_Written instruction_: Write the listing below out again exactly, dropping the images.
====== Information shown ======
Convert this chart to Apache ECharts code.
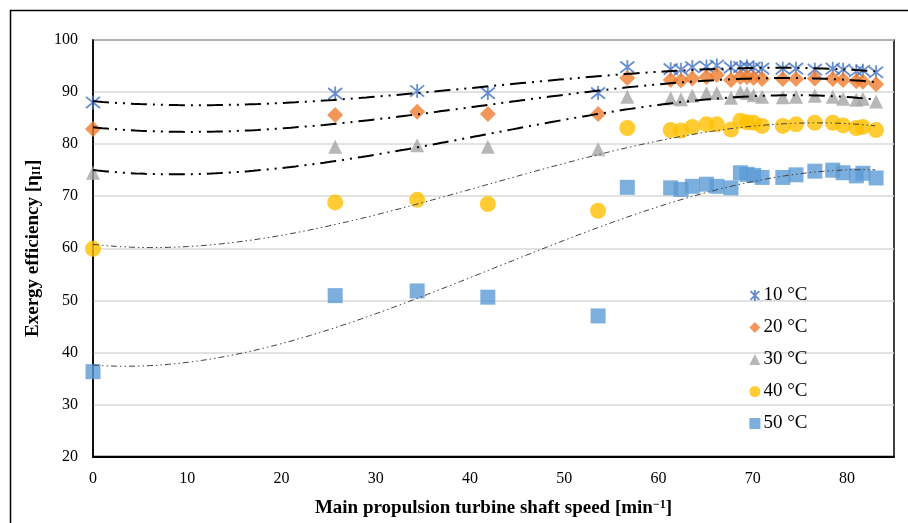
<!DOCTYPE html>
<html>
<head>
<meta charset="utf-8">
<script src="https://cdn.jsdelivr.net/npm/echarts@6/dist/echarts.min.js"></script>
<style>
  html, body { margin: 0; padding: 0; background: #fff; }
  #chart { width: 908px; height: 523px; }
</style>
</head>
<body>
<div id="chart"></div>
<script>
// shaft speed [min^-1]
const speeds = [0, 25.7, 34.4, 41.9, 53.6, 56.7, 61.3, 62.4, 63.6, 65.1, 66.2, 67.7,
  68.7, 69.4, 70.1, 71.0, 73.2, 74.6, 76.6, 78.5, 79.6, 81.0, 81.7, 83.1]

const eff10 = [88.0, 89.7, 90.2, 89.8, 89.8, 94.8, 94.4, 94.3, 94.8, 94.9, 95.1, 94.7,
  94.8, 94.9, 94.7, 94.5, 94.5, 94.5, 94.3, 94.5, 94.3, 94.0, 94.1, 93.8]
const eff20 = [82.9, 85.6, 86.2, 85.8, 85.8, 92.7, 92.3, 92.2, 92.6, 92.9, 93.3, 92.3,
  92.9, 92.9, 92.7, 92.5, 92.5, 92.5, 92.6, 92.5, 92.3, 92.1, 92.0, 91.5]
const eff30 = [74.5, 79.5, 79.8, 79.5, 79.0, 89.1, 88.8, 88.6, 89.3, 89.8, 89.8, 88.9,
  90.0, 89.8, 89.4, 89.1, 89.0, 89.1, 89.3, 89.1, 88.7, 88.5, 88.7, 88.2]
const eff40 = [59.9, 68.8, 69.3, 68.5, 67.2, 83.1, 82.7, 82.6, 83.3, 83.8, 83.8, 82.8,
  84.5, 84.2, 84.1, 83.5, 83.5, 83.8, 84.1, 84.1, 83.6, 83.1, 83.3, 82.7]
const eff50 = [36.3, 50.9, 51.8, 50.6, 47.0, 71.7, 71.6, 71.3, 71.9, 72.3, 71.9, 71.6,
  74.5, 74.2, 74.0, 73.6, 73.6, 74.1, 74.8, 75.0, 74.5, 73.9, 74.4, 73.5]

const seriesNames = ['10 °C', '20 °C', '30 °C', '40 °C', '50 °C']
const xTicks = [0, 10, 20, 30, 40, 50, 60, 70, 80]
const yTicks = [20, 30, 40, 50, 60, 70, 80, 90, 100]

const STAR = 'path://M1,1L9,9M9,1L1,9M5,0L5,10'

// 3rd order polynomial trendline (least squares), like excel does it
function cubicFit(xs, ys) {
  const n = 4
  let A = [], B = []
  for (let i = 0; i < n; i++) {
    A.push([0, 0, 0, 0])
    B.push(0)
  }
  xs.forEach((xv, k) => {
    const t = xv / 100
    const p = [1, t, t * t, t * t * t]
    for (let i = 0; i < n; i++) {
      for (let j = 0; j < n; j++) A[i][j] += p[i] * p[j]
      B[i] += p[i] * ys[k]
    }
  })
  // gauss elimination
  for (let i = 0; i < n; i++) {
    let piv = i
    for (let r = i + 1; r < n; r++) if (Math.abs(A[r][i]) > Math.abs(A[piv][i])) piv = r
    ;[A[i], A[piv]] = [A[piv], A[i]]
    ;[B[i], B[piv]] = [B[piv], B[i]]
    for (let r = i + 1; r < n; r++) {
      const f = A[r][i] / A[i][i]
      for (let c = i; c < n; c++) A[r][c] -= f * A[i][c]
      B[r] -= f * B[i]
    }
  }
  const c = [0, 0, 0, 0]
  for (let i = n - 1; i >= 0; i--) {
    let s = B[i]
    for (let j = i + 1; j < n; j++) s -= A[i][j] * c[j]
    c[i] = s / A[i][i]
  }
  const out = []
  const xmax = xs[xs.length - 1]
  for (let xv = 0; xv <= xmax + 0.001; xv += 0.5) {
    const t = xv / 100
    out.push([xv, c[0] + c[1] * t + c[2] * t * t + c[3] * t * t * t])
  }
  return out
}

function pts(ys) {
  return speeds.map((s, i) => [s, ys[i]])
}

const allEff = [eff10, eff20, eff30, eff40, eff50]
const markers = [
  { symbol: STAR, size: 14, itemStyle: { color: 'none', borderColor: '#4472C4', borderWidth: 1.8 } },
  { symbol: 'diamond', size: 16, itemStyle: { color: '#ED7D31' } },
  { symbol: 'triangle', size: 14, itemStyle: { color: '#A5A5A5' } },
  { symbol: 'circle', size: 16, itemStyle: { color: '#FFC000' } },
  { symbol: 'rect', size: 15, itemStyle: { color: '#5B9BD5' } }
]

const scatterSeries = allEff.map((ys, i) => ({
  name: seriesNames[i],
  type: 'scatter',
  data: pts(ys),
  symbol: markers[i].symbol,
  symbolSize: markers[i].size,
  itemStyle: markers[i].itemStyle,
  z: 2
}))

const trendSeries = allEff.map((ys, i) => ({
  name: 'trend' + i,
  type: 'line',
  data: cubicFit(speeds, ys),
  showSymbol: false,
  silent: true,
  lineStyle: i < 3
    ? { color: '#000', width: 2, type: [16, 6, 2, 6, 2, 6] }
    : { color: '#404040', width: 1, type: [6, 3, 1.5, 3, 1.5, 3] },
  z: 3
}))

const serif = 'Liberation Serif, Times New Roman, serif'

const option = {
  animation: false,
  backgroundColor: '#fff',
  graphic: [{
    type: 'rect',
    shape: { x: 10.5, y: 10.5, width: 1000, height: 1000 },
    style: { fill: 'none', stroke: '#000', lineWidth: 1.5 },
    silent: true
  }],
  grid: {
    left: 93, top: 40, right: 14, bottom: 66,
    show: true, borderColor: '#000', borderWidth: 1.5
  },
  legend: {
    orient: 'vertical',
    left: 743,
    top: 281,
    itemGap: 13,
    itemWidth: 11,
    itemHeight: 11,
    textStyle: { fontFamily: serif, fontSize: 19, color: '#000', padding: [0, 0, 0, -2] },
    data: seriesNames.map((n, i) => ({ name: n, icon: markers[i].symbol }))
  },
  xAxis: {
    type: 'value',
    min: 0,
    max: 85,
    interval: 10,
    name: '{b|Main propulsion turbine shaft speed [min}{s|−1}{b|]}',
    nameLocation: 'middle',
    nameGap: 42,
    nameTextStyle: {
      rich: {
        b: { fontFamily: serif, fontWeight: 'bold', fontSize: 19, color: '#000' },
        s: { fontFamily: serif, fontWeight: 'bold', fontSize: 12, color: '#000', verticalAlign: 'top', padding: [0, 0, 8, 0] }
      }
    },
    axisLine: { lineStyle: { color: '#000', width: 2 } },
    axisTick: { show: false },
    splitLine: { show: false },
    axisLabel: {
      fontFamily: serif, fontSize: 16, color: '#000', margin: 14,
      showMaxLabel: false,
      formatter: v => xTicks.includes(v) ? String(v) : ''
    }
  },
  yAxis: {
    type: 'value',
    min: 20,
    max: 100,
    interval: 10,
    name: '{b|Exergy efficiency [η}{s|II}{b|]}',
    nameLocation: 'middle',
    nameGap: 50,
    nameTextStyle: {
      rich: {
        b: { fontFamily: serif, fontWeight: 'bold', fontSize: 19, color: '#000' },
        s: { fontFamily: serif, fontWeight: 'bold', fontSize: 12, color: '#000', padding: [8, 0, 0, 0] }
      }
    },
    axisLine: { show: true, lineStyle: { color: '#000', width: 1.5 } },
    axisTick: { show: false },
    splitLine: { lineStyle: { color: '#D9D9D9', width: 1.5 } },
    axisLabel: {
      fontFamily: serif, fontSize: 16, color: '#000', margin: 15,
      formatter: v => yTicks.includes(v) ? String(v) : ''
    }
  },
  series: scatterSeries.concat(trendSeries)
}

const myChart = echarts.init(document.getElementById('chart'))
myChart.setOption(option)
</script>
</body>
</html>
======
_Output_:
Convert this chart to Apache ECharts code.
<!DOCTYPE html>
<html>
<head>
<meta charset="utf-8">
<script src="https://cdn.jsdelivr.net/npm/echarts@6/dist/echarts.min.js"></script>
<style>
  html, body { margin: 0; padding: 0; background: #fff; }
  #chart { width: 908px; height: 523px; }
</style>
</head>
<body>
<div id="chart"></div>
<script>
// shaft speed [min^-1]
const speeds = [0, 25.7, 34.4, 41.9, 53.6, 56.7, 61.3, 62.4, 63.6, 65.1, 66.2, 67.7,
  68.7, 69.4, 70.1, 71.0, 73.2, 74.6, 76.6, 78.5, 79.6, 81.0, 81.7, 83.1]

const eff10 = [88.0, 89.7, 90.2, 89.8, 89.8, 94.8, 94.4, 94.3, 94.8, 94.9, 95.1, 94.7,
  94.8, 94.9, 94.7, 94.5, 94.5, 94.5, 94.3, 94.5, 94.3, 94.0, 94.1, 93.8]
const eff20 = [82.9, 85.6, 86.2, 85.8, 85.8, 92.7, 92.3, 92.2, 92.6, 92.9, 93.3, 92.3,
  92.9, 92.9, 92.7, 92.5, 92.5, 92.5, 92.6, 92.5, 92.3, 92.1, 92.0, 91.5]
const eff30 = [74.5, 79.5, 79.8, 79.5, 79.0, 89.1, 88.8, 88.6, 89.3, 89.8, 89.8, 88.9,
  90.0, 89.8, 89.4, 89.1, 89.0, 89.1, 89.3, 89.1, 88.7, 88.5, 88.7, 88.2]
const eff40 = [59.9, 68.8, 69.3, 68.5, 67.2, 83.1, 82.7, 82.6, 83.3, 83.8, 83.8, 82.8,
  84.5, 84.2, 84.1, 83.5, 83.5, 83.8, 84.1, 84.1, 83.6, 83.1, 83.3, 82.7]
const eff50 = [36.3, 50.9, 51.8, 50.6, 47.0, 71.7, 71.6, 71.3, 71.9, 72.3, 71.9, 71.6,
  74.5, 74.2, 74.0, 73.6, 73.6, 74.1, 74.8, 75.0, 74.5, 73.9, 74.4, 73.5]

const seriesNames = ['10 °C', '20 °C', '30 °C', '40 °C', '50 °C']
const xTicks = [0, 10, 20, 30, 40, 50, 60, 70, 80]
const yTicks = [20, 30, 40, 50, 60, 70, 80, 90, 100]

const STAR = 'path://M1,1L9,9M9,1L1,9M5,0L5,10'

// 3rd order polynomial trendline (least squares), like excel does it
function cubicFit(xs, ys) {
  const n = 4
  let A = [], B = []
  for (let i = 0; i < n; i++) {
    A.push([0, 0, 0, 0])
    B.push(0)
  }
  xs.forEach((xv, k) => {
    const t = xv / 100
    const p = [1, t, t * t, t * t * t]
    for (let i = 0; i < n; i++) {
      for (let j = 0; j < n; j++) A[i][j] += p[i] * p[j]
      B[i] += p[i] * ys[k]
    }
  })
  // gauss elimination
  for (let i = 0; i < n; i++) {
    let piv = i
    for (let r = i + 1; r < n; r++) if (Math.abs(A[r][i]) > Math.abs(A[piv][i])) piv = r
    ;[A[i], A[piv]] = [A[piv], A[i]]
    ;[B[i], B[piv]] = [B[piv], B[i]]
    for (let r = i + 1; r < n; r++) {
      const f = A[r][i] / A[i][i]
      for (let c = i; c < n; c++) A[r][c] -= f * A[i][c]
      B[r] -= f * B[i]
    }
  }
  const c = [0, 0, 0, 0]
  for (let i = n - 1; i >= 0; i--) {
    let s = B[i]
    for (let j = i + 1; j < n; j++) s -= A[i][j] * c[j]
    c[i] = s / A[i][i]
  }
  const out = []
  const xmax = xs[xs.length - 1]
  for (let xv = 0; xv <= xmax + 0.001; xv += 0.5) {
    const t = xv / 100
    out.push([xv, c[0] + c[1] * t + c[2] * t * t + c[3] * t * t * t])
  }
  return out
}

function pts(ys) {
  return speeds.map((s, i) => [s, ys[i]])
}

const allEff = [eff10, eff20, eff30, eff40, eff50]
const markers = [
  { symbol: STAR, size: 14, itemStyle: { color: 'none', borderColor: '#4472C4', borderWidth: 1.8 } },
  { symbol: 'diamond', size: 16, itemStyle: { color: '#ED7D31' } },
  { symbol: 'triangle', size: 14, itemStyle: { color: '#A5A5A5' } },
  { symbol: 'circle', size: 16, itemStyle: { color: '#FFC000' } },
  { symbol: 'rect', size: 15, itemStyle: { color: '#5B9BD5' } }
]

const scatterSeries = allEff.map((ys, i) => ({
  name: seriesNames[i],
  type: 'scatter',
  data: pts(ys),
  symbol: markers[i].symbol,
  symbolSize: markers[i].size,
  itemStyle: markers[i].itemStyle,
  z: 2
}))

const trendSeries = allEff.map((ys, i) => ({
  name: 'trend' + i,
  type: 'line',
  data: cubicFit(speeds, ys),
  showSymbol: false,
  silent: true,
  lineStyle: i < 3
    ? { color: '#000', width: 2, type: [16, 6, 2, 6, 2, 6] }
    : { color: '#404040', width: 1, type: [6, 3, 1.5, 3, 1.5, 3] },
  z: 3
}))

const serif = 'Liberation Serif, Times New Roman, serif'

const option = {
  animation: false,
  backgroundColor: '#fff',
  graphic: [{
    type: 'rect',
    shape: { x: 10.5, y: 10.5, width: 1000, height: 1000 },
    style: { fill: 'none', stroke: '#000', lineWidth: 1.5 },
    silent: true
  }],
  grid: {
    left: 93, top: 40, right: 14, bottom: 66,
    show: true, borderColor: '#000', borderWidth: 1.5
  },
  legend: {
    orient: 'vertical',
    left: 743,
    top: 281,
    itemGap: 13,
    itemWidth: 11,
    itemHeight: 11,
    textStyle: { fontFamily: serif, fontSize: 19, color: '#000', padding: [0, 0, 0, -2] },
    data: seriesNames.map((n, i) => ({ name: n, icon: markers[i].symbol }))
  },
  xAxis: {
    type: 'value',
    min: 0,
    max: 85,
    interval: 10,
    name: '{b|Main propulsion turbine shaft speed [min}{s|−1}{b|]}',
    nameLocation: 'middle',
    nameGap: 42,
    nameTextStyle: {
      rich: {
        b: { fontFamily: serif, fontWeight: 'bold', fontSize: 19, color: '#000' },
        s: { fontFamily: serif, fontWeight: 'bold', fontSize: 12, color: '#000', verticalAlign: 'top', padding: [0, 0, 8, 0] }
      }
    },
    axisLine: { lineStyle: { color: '#000', width: 2 } },
    axisTick: { show: false },
    splitLine: { show: false },
    axisLabel: {
      fontFamily: serif, fontSize: 16, color: '#000', margin: 14,
      showMaxLabel: false,
      formatter: v => xTicks.includes(v) ? String(v) : ''
    }
  },
  yAxis: {
    type: 'value',
    min: 20,
    max: 100,
    interval: 10,
    name: '{b|Exergy efficiency [η}{s|II}{b|]}',
    nameLocation: 'middle',
    nameGap: 50,
    nameTextStyle: {
      rich: {
        b: { fontFamily: serif, fontWeight: 'bold', fontSize: 19, color: '#000' },
        s: { fontFamily: serif, fontWeight: 'bold', fontSize: 12, color: '#000', padding: [8, 0, 0, 0] }
      }
    },
    axisLine: { show: true, lineStyle: { color: '#000', width: 1.5 } },
    axisTick: { show: false },
    splitLine: { lineStyle: { color: '#D9D9D9', width: 1.5 } },
    axisLabel: {
      fontFamily: serif, fontSize: 16, color: '#000', margin: 15,
      formatter: v => yTicks.includes(v) ? String(v) : ''
    }
  },
  series: scatterSeries.concat(trendSeries)
}

const myChart = echarts.init(document.getElementById('chart'))
myChart.setOption(option)
</script>
</body>
</html>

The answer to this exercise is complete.